Open Letter on Schools Reopening

Dear EVCS Families,

On Friday afternoon Liz and I, in solidarity with other District 1 school leaders, signed an open letter to the Mayor, Governor, and Chancellor, urging them to delay the start of in-person school for students this fall. The concerns outlined in the letter, which can be read here, echo those of school leaders across the city, the principals and teachers unions, City Council members, New York City’s Public Advocate Jumaane Williams, and countless others. To be honest, it was a difficult letter to sign because we are used to facing adversity, doing difficult work and making lemonade out of lemons. Saying “this is too much” is just not in our repertoire. But the reopening of the largest school system in the country is too important, the stakes too high, for us to not get it right for all of our schools. And most importantly, we must be able to guarantee the safety of our students, staff and families.

Since schools closed on March 16th we have worked tirelessly with our teachers and staff to create the best possible learning experience for our students while prioritizing the health and safety of everyone in our community. Throughout the summer we have been working nonstop to plan the incredibly complicated logistics for reopening with a blended learning model, often with very limited or very late information and guidance on critical questions regarding instructional models, special education compliance, and labor policy. We’ve been forging ahead with our plan making, trusting that guidance will be forthcoming, but the fact is that with just a couple of weeks before the start of the school year there are still many unanswered questions, shortages of in-person staff at schools throughout the city due to medical accommodations, and promised supplies and PPE still not yet delivered to schools.

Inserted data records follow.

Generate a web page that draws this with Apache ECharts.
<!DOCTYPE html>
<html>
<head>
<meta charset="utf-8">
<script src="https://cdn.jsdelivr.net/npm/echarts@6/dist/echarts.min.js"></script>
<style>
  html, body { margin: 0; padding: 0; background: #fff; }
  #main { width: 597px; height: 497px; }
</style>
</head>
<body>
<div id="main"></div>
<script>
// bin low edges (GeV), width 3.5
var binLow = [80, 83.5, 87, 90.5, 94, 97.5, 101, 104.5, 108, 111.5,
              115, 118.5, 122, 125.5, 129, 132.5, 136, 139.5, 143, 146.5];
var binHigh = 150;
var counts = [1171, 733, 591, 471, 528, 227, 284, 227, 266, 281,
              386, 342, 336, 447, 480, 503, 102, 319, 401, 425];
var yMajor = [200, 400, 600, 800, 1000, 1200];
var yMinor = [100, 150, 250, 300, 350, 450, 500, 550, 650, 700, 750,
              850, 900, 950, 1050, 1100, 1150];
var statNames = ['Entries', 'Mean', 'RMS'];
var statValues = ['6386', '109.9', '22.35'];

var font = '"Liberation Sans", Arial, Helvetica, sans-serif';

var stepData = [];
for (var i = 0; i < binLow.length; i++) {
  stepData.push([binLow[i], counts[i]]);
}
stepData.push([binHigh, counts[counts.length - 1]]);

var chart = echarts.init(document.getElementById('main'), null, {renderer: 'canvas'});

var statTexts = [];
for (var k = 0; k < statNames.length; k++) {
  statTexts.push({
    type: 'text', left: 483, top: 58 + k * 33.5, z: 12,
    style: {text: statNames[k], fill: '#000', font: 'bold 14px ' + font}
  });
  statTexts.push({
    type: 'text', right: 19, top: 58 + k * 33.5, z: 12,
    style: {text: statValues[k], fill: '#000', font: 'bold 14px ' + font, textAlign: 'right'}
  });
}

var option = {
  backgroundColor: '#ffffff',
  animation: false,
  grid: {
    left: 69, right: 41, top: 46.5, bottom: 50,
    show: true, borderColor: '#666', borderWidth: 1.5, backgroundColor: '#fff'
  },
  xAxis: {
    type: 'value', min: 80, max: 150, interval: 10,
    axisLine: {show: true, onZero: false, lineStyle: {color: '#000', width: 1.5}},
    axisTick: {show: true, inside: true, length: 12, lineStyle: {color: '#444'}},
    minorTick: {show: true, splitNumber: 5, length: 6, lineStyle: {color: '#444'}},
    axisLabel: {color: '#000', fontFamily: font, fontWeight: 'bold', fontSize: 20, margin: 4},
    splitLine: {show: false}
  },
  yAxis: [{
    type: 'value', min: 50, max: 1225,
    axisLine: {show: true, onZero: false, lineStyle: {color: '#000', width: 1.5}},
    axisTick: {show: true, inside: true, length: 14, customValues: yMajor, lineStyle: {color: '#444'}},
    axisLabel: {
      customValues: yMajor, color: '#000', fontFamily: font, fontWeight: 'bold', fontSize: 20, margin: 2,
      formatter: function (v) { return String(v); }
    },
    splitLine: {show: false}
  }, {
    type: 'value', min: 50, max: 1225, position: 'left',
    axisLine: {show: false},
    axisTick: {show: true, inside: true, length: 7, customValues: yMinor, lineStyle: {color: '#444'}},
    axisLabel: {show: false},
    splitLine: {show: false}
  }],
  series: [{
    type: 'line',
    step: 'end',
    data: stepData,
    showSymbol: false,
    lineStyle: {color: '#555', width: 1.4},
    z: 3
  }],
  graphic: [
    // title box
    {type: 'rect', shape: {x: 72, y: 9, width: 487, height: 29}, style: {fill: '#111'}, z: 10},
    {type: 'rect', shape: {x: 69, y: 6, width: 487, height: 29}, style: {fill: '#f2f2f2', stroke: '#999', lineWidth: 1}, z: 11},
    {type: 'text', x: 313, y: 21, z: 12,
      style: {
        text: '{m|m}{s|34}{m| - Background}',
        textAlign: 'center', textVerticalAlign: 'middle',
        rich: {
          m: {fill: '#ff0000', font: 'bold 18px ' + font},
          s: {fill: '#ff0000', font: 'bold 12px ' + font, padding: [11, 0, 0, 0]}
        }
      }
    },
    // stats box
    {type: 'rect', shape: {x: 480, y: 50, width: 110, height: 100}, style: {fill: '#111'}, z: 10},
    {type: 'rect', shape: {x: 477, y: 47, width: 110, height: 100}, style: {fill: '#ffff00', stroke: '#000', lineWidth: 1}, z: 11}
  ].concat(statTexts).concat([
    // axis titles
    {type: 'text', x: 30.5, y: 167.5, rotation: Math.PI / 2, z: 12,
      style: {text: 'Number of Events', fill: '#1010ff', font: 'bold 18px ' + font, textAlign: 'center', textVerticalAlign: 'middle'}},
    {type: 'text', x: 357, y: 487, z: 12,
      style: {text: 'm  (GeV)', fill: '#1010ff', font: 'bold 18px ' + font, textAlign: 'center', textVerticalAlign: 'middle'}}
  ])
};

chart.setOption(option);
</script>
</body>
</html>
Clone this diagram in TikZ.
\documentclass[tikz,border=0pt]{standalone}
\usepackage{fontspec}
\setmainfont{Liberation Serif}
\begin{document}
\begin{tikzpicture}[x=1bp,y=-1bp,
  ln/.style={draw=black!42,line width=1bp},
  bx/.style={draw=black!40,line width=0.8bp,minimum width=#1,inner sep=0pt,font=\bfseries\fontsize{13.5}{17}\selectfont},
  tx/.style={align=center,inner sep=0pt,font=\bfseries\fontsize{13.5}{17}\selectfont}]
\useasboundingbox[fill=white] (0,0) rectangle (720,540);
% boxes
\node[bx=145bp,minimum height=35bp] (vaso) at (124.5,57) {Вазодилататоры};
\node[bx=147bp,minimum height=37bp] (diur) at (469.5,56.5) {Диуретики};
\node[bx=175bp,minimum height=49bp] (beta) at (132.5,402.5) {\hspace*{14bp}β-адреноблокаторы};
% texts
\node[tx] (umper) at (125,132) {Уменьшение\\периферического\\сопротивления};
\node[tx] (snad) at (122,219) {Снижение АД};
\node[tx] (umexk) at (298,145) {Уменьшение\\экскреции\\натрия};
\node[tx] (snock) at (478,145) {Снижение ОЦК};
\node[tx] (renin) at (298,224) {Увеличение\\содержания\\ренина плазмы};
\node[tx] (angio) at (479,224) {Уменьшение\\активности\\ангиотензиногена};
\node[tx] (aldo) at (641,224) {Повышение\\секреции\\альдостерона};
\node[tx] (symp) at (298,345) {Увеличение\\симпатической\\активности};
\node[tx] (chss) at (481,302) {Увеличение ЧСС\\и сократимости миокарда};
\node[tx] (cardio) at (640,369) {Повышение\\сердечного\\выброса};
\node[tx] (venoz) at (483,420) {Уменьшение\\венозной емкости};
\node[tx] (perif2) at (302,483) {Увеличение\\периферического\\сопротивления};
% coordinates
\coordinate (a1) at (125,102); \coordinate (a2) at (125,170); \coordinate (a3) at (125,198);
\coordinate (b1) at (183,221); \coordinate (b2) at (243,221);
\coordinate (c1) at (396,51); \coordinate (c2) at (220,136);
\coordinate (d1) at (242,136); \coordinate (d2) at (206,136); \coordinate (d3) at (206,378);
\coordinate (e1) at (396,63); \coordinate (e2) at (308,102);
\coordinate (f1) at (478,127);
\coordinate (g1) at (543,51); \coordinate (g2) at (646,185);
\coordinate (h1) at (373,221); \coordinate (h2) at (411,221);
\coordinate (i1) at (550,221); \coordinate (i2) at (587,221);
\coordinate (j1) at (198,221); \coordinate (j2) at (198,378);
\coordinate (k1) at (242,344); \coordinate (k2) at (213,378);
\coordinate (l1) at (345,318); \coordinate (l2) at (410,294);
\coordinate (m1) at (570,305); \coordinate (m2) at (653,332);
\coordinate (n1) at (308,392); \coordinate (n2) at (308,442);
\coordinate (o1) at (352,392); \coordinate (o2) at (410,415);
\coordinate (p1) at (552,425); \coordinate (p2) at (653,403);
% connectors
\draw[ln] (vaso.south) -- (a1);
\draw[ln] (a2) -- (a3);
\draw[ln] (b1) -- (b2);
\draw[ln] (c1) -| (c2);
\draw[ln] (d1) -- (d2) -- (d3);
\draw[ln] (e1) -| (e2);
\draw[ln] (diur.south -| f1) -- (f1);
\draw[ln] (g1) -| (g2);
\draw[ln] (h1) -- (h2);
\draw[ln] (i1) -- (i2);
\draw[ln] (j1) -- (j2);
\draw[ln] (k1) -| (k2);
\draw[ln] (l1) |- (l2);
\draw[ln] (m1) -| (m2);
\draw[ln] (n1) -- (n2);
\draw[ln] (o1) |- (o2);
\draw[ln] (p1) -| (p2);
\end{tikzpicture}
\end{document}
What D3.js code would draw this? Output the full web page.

Perhaps most importantly we are not being allowed the necessary time to train our staff on all of the many critical health and safety protocols and instructional practices for blended learning. We will need time – beyond the two days the city has allowed, between when teachers return from their well-earned summer vacations on September 8 and students are slated to return to buildings on September 10, to work with our teachers to plan what high quality teaching and learning will look like in this brand-new context. Believe me, we want nothing more than to be back in school buildings with our children and families, as soon as possible. But we feel that it is essential that schools be completely and totally prepared for this transition, and until adequate safety precautions and appropriate training can be put in place for all schools, in-person learning should be delayed.

In some ways the challenges we face now are no different than those we face each year. We could always use more time to train, to plan, to make our school building better and safer for students, families, and teachers. Every school year we have questions that go unanswered by the Chancellor, the Mayor, and the Governor. But we all know this year is different. The stakes are so much higher that we felt it necessary to add our voices to the many others demanding answers and common-sense solutions from our leaders. One thing that remains the same this year as it does every year is that no matter the response we receive from this letter, or what the city’s timeline for reopening ends up being, the EVCS staff will do absolutely everything in our power to make this school year the best, and the safest it can be for our students and families. If you chose blended learning for your children, please know that we will be there for them, smiling at them from behind our masks, ready to create a rigorous and joyful learning experience, no matter when the first day of school happens to be.